Ein zweiter Zukunftstrend hängt ebenfalls mit der alternden Gesellschaft zusammen. Kartte: „Aufgrund des zunehmenden Fachkräftemangels haben die Unternehmen großes Interesse daran, dass ihre Leistungsträger nicht krank werden.“ In Zusammenarbeit mit spezialisierten Anbietern organisieren und finanzieren sie für ihre Angestellten zum Beispiel Fitnessangebote, Rückenschulen, Ernährungs- und Lebensstilberatung, Raucherentwöhnung oder Gesundheitsreisen.

Almeda-Geschäftsführer Kottmair hat einen weiteren Trend ausgemacht.

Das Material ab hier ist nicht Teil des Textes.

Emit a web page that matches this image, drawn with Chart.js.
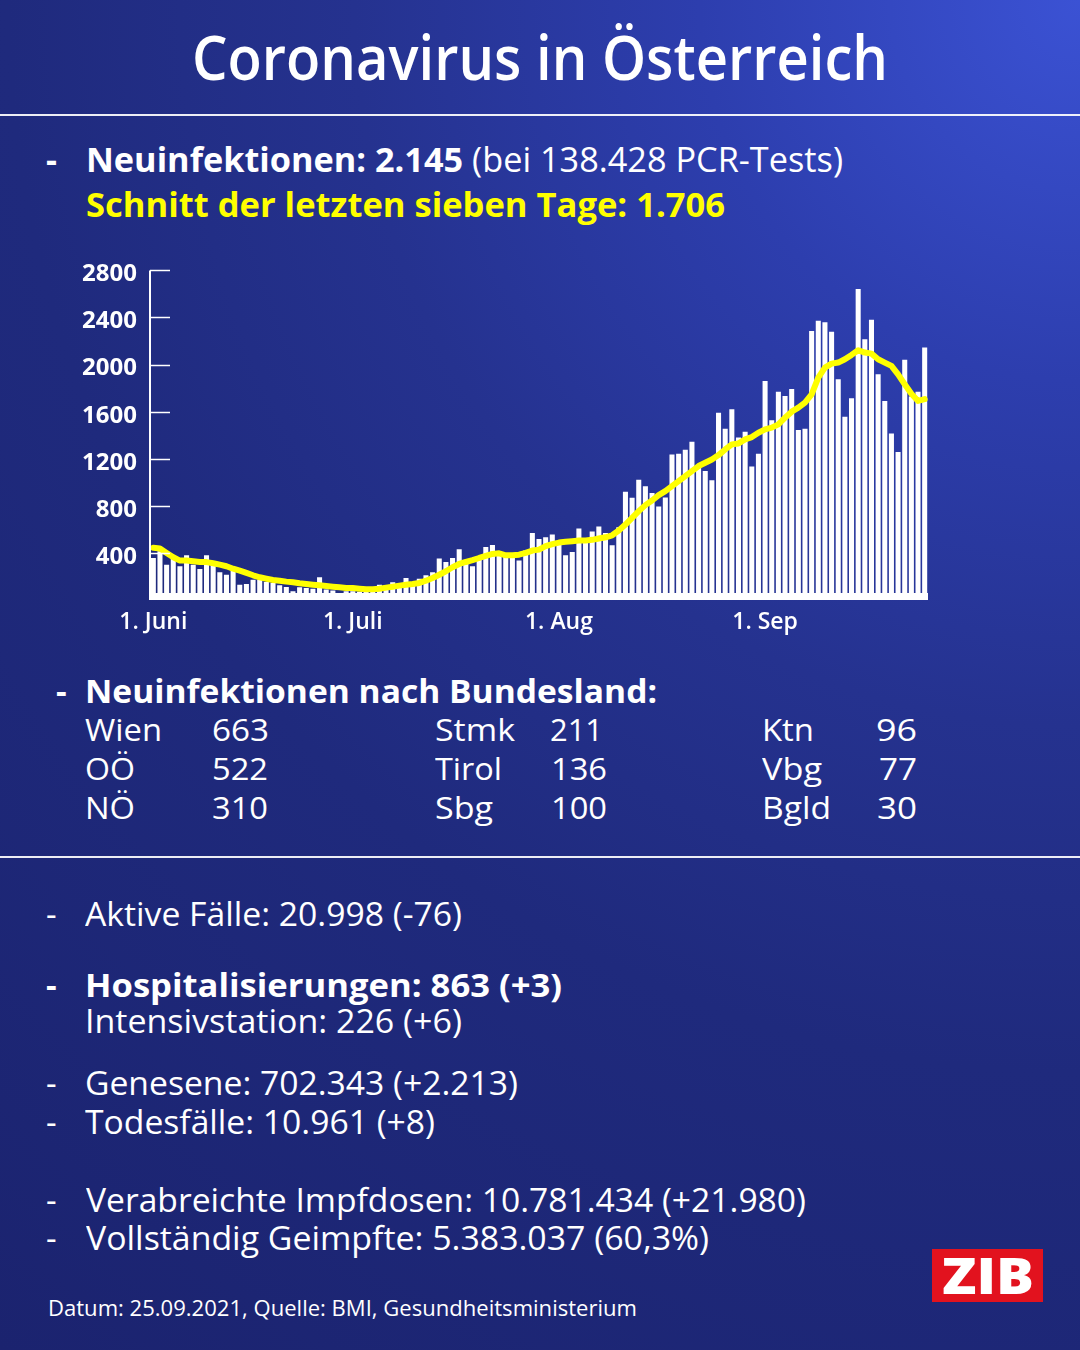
<!DOCTYPE html>
<html><head><meta charset="utf-8">
<script src="https://cdn.jsdelivr.net/npm/chart.js@4.4.1/dist/chart.umd.min.js"></script>
<style>
html,body{margin:0;padding:0;}
body{width:1080px;height:1350px;overflow:hidden;position:relative;
background:radial-gradient(circle farthest-corner at 100% 0%,#3b52d4 0%,#2d3eae 22%,#25328f 42%,#1f2a7d 62%,#1b236f 100%);
font-family:'Open Sans',sans-serif;color:#fff;}
.t{position:absolute;white-space:nowrap;transform-origin:0 0;line-height:1;}
.hr{position:absolute;left:0;width:1080px;height:2px;background:rgba(255,255,255,0.92);}
#chartBox{position:absolute;left:60px;top:243px;width:880px;height:397px;}
#zib{position:absolute;left:932px;top:1249px;width:111px;height:53px;background:#e2121e;}
</style></head>
<body>
<div class="hr" style="top:114px"></div>
<div class="hr" style="top:856px"></div>
<div id="chartBox"><canvas id="c" width="880" height="397"></canvas></div>
<div id="zib"></div>
<div id="texts"></div>
<script>
// ---- data ----
const monthNames = ['Juni','Juli','Aug','Sep'];
const monthDays = [30,31,31,25];
const tickLabels = ['1. Juni','1. Juli','1. Aug','1. Sep'];
const yTicks = [400,800,1200,1600,2000,2400,2800];
const newCases = [
 357,414,300,349,287,380,300,264,380,300,236,215,258,130,136,173,173,153,145,125,111,74,108,102,96,193,89,80,45,75,75,
 70,80,95,130,110,150,140,
 187,150,181,210,236,352,323,357,431,320,287,343,451,468,380,380,357,335,420,570,519,533,556,
 485,380,408,607,500,581,624,570,465,618,919,868,1021,967,908,794,870,1237,1242,1277,1345,1140,1095,1018,1591,1455,1620,1380,
 1430,1135,1242,1861,1526,1770,1733,1793,1444,1455,2286,2372,2360,2278,1875,1557,1713,2641,2215,2380,1917,1691,1415,1257,2040,1728,1770,2145
];
const avg7 = [
 443,437,400,363,335,335,329,323,322,312,300,287,266,249,230,210,193,181,170,164,156,150,142,136,130,125,119,113,108,102,102,
 96,91,91,96,105,113,122,130,136,145,164,187,215,244,278,306,323,338,357,374,391,397,380,380,385,400,420,428,457,475,488,495,
 500,505,505,511,522,533,550,590,641,698,755,806,845,891,925,968,1010,1053,1095,1138,1166,1194,1231,1279,1322,1330,
 1364,1384,1421,1449,1464,1492,1549,1600,1634,1677,1747,1889,1974,2008,2017,2045,2082,2122,2102,2093,2045,2017,1989,1917,1832,1753,1691,1706
];

// category labels (one per day)
const days = [];
monthNames.forEach((m,mi)=>{ for(let d=1; d<=monthDays[mi]; d++) days.push(d+'. '+m); });

const axisPlugin = {
  id:'axisDeco',
  beforeDatasetsDraw(chart){
    const {ctx, chartArea:a} = chart;
    ctx.save(); ctx.fillStyle='#ffffff';
    ctx.fillRect(a.left, a.bottom-7, a.right-a.left, 7);
    ctx.restore();
  },
  afterDraw(chart){
    const {ctx, chartArea:a, scales:{y}} = chart;
    ctx.save(); ctx.strokeStyle='#ffffff';
    ctx.lineWidth=2;
    ctx.beginPath(); ctx.moveTo(a.left, y.getPixelForValue(2800)); ctx.lineTo(a.left, a.bottom); ctx.stroke();
    ctx.lineWidth=1.5;
    yTicks.forEach(v=>{ const py=Math.round(y.getPixelForValue(v))+0.5; ctx.beginPath(); ctx.moveTo(a.left, py); ctx.lineTo(a.left+20, py); ctx.stroke(); });
    ctx.restore();
  }
};

function drawChart(){
new Chart(document.getElementById('c'), {
  data:{ labels: days, datasets:[
    {type:'line', data: avg7, borderColor:'#ffff00', borderWidth:6, pointRadius:0, tension:0, order:0, borderJoinStyle:'round', borderCapStyle:'round'},
    {type:'bar', data: newCases, backgroundColor:'#ffffff', barPercentage:0.76, categoryPercentage:1.0, order:1}
  ]},
  options:{
    responsive:false, animation:false,
    layout:{padding:{top:4,right:12,left:0,bottom:0}},
    plugins:{legend:{display:false}, tooltip:{enabled:false}},
    scales:{
      x:{ offset:true, grid:{display:false, drawTicks:false}, border:{display:false},
          ticks:{autoSkip:false, maxRotation:0, minRotation:0, color:'#ffffff', padding:9,
                 font:{family:'Open Sans', size:23, weight:'600'},
                 callback:(v,i)=>{ const lab=days[i]; return lab.startsWith('1. ') ? tickLabels[monthNames.indexOf(lab.slice(3))] : ''; }},
          afterFit:(s)=>{ s.height=40; } },
      y:{ min:0, max:2800, grid:{display:false, drawTicks:false}, border:{display:false},
          afterBuildTicks:(s)=>{ s.ticks = yTicks.map(v=>({value:v})); },
          ticks:{color:'#ffffff', padding:13, labelOffset:4, font:{family:'Open Sans', size:24, weight:'700'},
                 callback:(v)=>String(v)},
          afterFit:(s)=>{ s.width=90; } }
    }
  },
  plugins:[axisPlugin]
});
}

// ---- texts ----
const T = [
 {h:'Coronavirus in Österreich', x:192, b:80, s:62, w:600, tw:696},
 {h:'-', x:46, b:172, s:34, w:700},
 {h:'<b>Neuinfektionen: 2.145</b> (bei 138.428 PCR-Tests)', x:86, b:172, s:34, w:400, tw:757},
 {h:'<b>Schnitt der letzten sieben Tage: 1.706</b>', x:86, b:217, s:34, w:400, tw:639, c:'#ffff00'},
 {h:'-', x:56, b:703, s:33, w:700},
 {h:'<b>Neuinfektionen nach Bundesland:</b>', x:85, b:703, s:33, w:400, tw:572},
 {h:'Wien', x:85, b:742, s:31, w:400, tw:77}, {h:'663', x:212, b:742, s:31, w:400, tw:57},
 {h:'OÖ', x:85, b:781, s:31, w:400, tw:50}, {h:'522', x:212, b:781, s:31, w:400, tw:56},
 {h:'NÖ', x:85, b:820, s:31, w:400, tw:50}, {h:'310', x:212, b:820, s:31, w:400, tw:56},
 {h:'Stmk', x:435, b:742, s:31, w:400, tw:80}, {h:'211', x:550, b:742, s:31, w:400, tw:53},
 {h:'Tirol', x:435, b:781, s:31, w:400, tw:67}, {h:'136', x:551, b:781, s:31, w:400, tw:56},
 {h:'Sbg', x:435, b:820, s:31, w:400, tw:58}, {h:'100', x:551, b:820, s:31, w:400, tw:56},
 {h:'Ktn', x:762, b:742, s:31, w:400, tw:52}, {h:'96', x:876, b:742, s:31, w:400, tw:41},
 {h:'Vbg', x:762, b:781, s:31, w:400, tw:60}, {h:'77', x:879, b:781, s:31, w:400, tw:38},
 {h:'Bgld', x:762, b:820, s:31, w:400, tw:69}, {h:'30', x:877, b:820, s:31, w:400, tw:40},
 {h:'-', x:46, b:926, s:33, w:400},
 {h:'Aktive Fälle: 20.998 (-76)', x:85, b:926, s:33, w:400, tw:377},
 {h:'-', x:46, b:997, s:33, w:700},
 {h:'<b>Hospitalisierungen: 863 (+3)</b>', x:85, b:997, s:33, w:400, tw:477},
 {h:'Intensivstation: 226 (+6)', x:85, b:1033, s:33, w:400, tw:377},
 {h:'-', x:46, b:1095, s:33, w:400},
 {h:'Genesene: 702.343 (+2.213)', x:85, b:1095, s:33, w:400, tw:433},
 {h:'-', x:46, b:1134, s:33, w:400},
 {h:'Todesfälle: 10.961 (+8)', x:85, b:1134, s:33, w:400, tw:350},
 {h:'-', x:46, b:1212, s:33, w:400},
 {h:'Verabreichte Impfdosen: 10.781.434 (+21.980)', x:86, b:1212, s:33, w:400, tw:720},
 {h:'-', x:46, b:1250, s:33, w:400},
 {h:'Vollständig Geimpfte: 5.383.037 (60,3%)', x:86, b:1250, s:33, w:400, tw:623},
 {h:'Datum: 25.09.2021, Quelle: BMI, Gesundheitsministerium', x:48, b:1317, s:21, w:400, tw:589},
 {h:'ZIB', x:942, b:1294, s:50, w:800, tw:92}
];
const box = document.getElementById('texts');
const els = T.map(o=>{
  const d = document.createElement('div');
  d.className='t'; d.innerHTML=o.h;
  d.style.left=o.x+'px'; d.style.top=(o.b-0.888*o.s)+'px';
  d.style.fontSize=o.s+'px'; d.style.fontWeight=o.w; d.style.color=o.c||'#ffffff';
  d.querySelectorAll('b').forEach(b=>b.style.fontWeight='700');
  box.appendChild(d); return [d,o];
});
function fit(){
  els.forEach(([d,o])=>{ if(!o.tw) return; d.style.transform='none'; const w=d.getBoundingClientRect().width; d.style.transform='scaleX('+(o.tw/w)+')'; });
}
fit();
drawChart();
if (document.fonts && document.fonts.ready) document.fonts.ready.then(fit);
</script>
</body></html>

Seine Firma bietet einen Service namens Gesundheitsmanager an. Die Mitarbeiter erinnern zum Beispiel an Impftermine und Vorsorgeuntersuchungen. „In letzter Zeit steigen bei uns die Anfragen von Selbstzahlern“, sagt Kottmair. Er kann sich vorstellen, diese Leistung in Zukunft nicht nur über die Versicherungen, sondern auch Privatkunden direkt anzubieten.

Nach der Roland-Berger-Studie „Der Zweite Gesundheitsmarkt“ sind die Bürger bereit, mehr Geld als bisher für private Gesundheitsleistungen zu zahlen: „Sie halten sich noch zurück, weil der Markt zu unübersichtlich ist“, sagt Kartte. Er schlägt eine Stiftung Gesundheitstest vor: „Wie bei der Stiftung Warentest könnte man sich hier über die Qualität der Angebote schlau machen.“ Von der Politik fordert er, Zertifizierungs- und Testsysteme für Gesundheitsanbieter zu entwickeln, Geschäftsideen zu fördern – zum Beispiel durch Ideenwettbewerbe – und Ausbildungsmöglichkeiten zu schaffen, etwa zum Präventionsberater.